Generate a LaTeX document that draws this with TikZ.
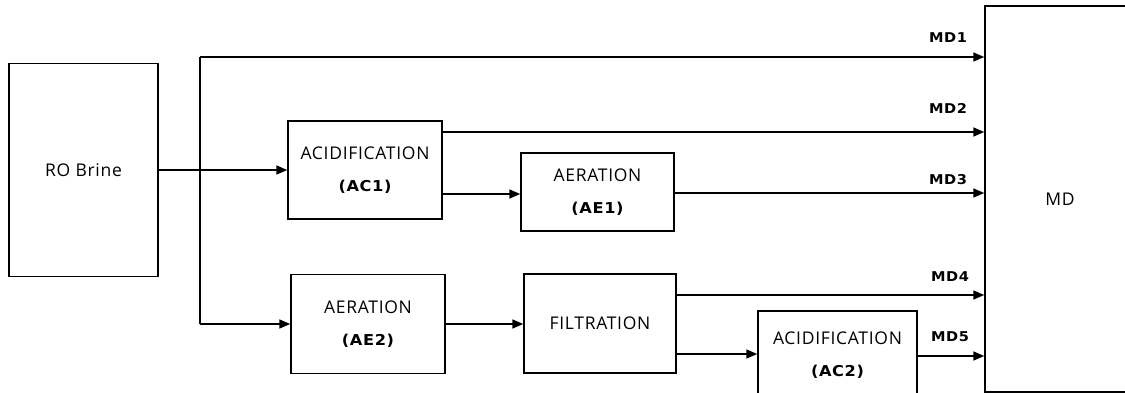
\documentclass[tikz,border=0pt]{standalone}
\usepackage{fontspec}
\setmainfont{Open Sans}[LetterSpace=4]
\newfontfamily\labfont{DejaVu Sans}[FakeStretch=1.08,LetterSpace=4]
\usetikzlibrary{arrows.meta}
\begin{document}
\begin{tikzpicture}[x=1pt,y=-1pt,
  box/.style={draw,line width=1.4pt,inner sep=0pt,align=center,
    font=\fontsize{17.5}{32}\selectfont},
  ln/.style={line width=1.4pt},
  arr/.style={line width=1.4pt,-{Triangle[length=11pt,width=9pt]}},
  lab/.style={font=\labfont\bfseries\fontsize{13.5}{16}\selectfont},
]
\newcommand\subl[1]{{\labfont\bfseries\fontsize{15}{32}\selectfont #1}}
\clip (0,0) rectangle (1125,393);
\fill[white] (0,0) rectangle (1125,393);

% boxes
\node[box,minimum width=149pt,minimum height=213pt] (ro) at (83.5,170) {RO Brine};
\node[box,minimum width=154pt,minimum height=98pt] (ac1) at (365,170) {ACIDIFICATION\\\subl{(AC1)}};
\node[box,minimum width=153pt,minimum height=78pt] (ae1) at (597.5,192) {AERATION\\\subl{(AE1)}};
\node[box,minimum width=154pt,minimum height=99pt] (ae2) at (368,324) {AERATION\\\subl{(AE2)}};
\node[box,minimum width=152pt,minimum height=99pt] (filt) at (600,323.5) {FILTRATION};
\node[box,minimum width=159pt,minimum height=89pt] (ac2) at (837.5,355.5) {ACIDIFICATION\\\subl{(AC2)}};
\node[box,minimum width=150pt,minimum height=386pt] (md) at (1060,199) {MD};

% helper coordinates
\coordinate (tt) at (200,57);
\coordinate (tb) at (200,324);
\coordinate (y2) at (0,132);
\coordinate (y3a) at (0,194);
\coordinate (y3) at (0,193);
\coordinate (y4) at (0,295);
\coordinate (y5a) at (0,354);
\coordinate (y5) at (0,356);

% connectors
\draw[arr] (ro.east) -- (ac1.west);
\draw[ln] (tt) -- (tb);
\draw[arr] (tt) -- (md.west |- tt);
\draw[arr] (tb) -- (ae2.west |- tb);
\draw[arr] (ac1.east |- y2) -- (md.west |- y2);
\draw[arr] (ac1.east |- y3a) -- (ae1.west |- y3a);
\draw[arr] (ae1.east |- y3) -- (md.west |- y3);
\draw[arr] (ae2.east |- tb) -- (filt.west |- tb);
\draw[arr] (filt.east |- y4) -- (md.west |- y4);
\draw[arr] (filt.east |- y5a) -- (ac2.west |- y5a);
\draw[arr] (ac2.east |- y5) -- (md.west |- y5);

% labels
\node[lab] (l1) at (948,38) {MD1};
\node[lab] (l2) at (948,108) {MD2};
\node[lab] (l3) at (948,180) {MD3};
\node[lab] (l4) at (950,277) {MD4};
\node[lab] (l5) at (950,337) {MD5};
\end{tikzpicture}
\end{document}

====

→ Problem: Omit the pictures, then quote the rest of the material above exactly.

→ Result for this exercise:
Generate a LaTeX document that draws this with TikZ.
\documentclass[tikz,border=0pt]{standalone}
\usepackage{fontspec}
\setmainfont{Open Sans}[LetterSpace=4]
\newfontfamily\labfont{DejaVu Sans}[FakeStretch=1.08,LetterSpace=4]
\usetikzlibrary{arrows.meta}
\begin{document}
\begin{tikzpicture}[x=1pt,y=-1pt,
  box/.style={draw,line width=1.4pt,inner sep=0pt,align=center,
    font=\fontsize{17.5}{32}\selectfont},
  ln/.style={line width=1.4pt},
  arr/.style={line width=1.4pt,-{Triangle[length=11pt,width=9pt]}},
  lab/.style={font=\labfont\bfseries\fontsize{13.5}{16}\selectfont},
]
\newcommand\subl[1]{{\labfont\bfseries\fontsize{15}{32}\selectfont #1}}
\clip (0,0) rectangle (1125,393);
\fill[white] (0,0) rectangle (1125,393);

% boxes
\node[box,minimum width=149pt,minimum height=213pt] (ro) at (83.5,170) {RO Brine};
\node[box,minimum width=154pt,minimum height=98pt] (ac1) at (365,170) {ACIDIFICATION\\\subl{(AC1)}};
\node[box,minimum width=153pt,minimum height=78pt] (ae1) at (597.5,192) {AERATION\\\subl{(AE1)}};
\node[box,minimum width=154pt,minimum height=99pt] (ae2) at (368,324) {AERATION\\\subl{(AE2)}};
\node[box,minimum width=152pt,minimum height=99pt] (filt) at (600,323.5) {FILTRATION};
\node[box,minimum width=159pt,minimum height=89pt] (ac2) at (837.5,355.5) {ACIDIFICATION\\\subl{(AC2)}};
\node[box,minimum width=150pt,minimum height=386pt] (md) at (1060,199) {MD};

% helper coordinates
\coordinate (tt) at (200,57);
\coordinate (tb) at (200,324);
\coordinate (y2) at (0,132);
\coordinate (y3a) at (0,194);
\coordinate (y3) at (0,193);
\coordinate (y4) at (0,295);
\coordinate (y5a) at (0,354);
\coordinate (y5) at (0,356);

% connectors
\draw[arr] (ro.east) -- (ac1.west);
\draw[ln] (tt) -- (tb);
\draw[arr] (tt) -- (md.west |- tt);
\draw[arr] (tb) -- (ae2.west |- tb);
\draw[arr] (ac1.east |- y2) -- (md.west |- y2);
\draw[arr] (ac1.east |- y3a) -- (ae1.west |- y3a);
\draw[arr] (ae1.east |- y3) -- (md.west |- y3);
\draw[arr] (ae2.east |- tb) -- (filt.west |- tb);
\draw[arr] (filt.east |- y4) -- (md.west |- y4);
\draw[arr] (filt.east |- y5a) -- (ac2.west |- y5a);
\draw[arr] (ac2.east |- y5) -- (md.west |- y5);

% labels
\node[lab] (l1) at (948,38) {MD1};
\node[lab] (l2) at (948,108) {MD2};
\node[lab] (l3) at (948,180) {MD3};
\node[lab] (l4) at (950,277) {MD4};
\node[lab] (l5) at (950,337) {MD5};
\end{tikzpicture}
\end{document}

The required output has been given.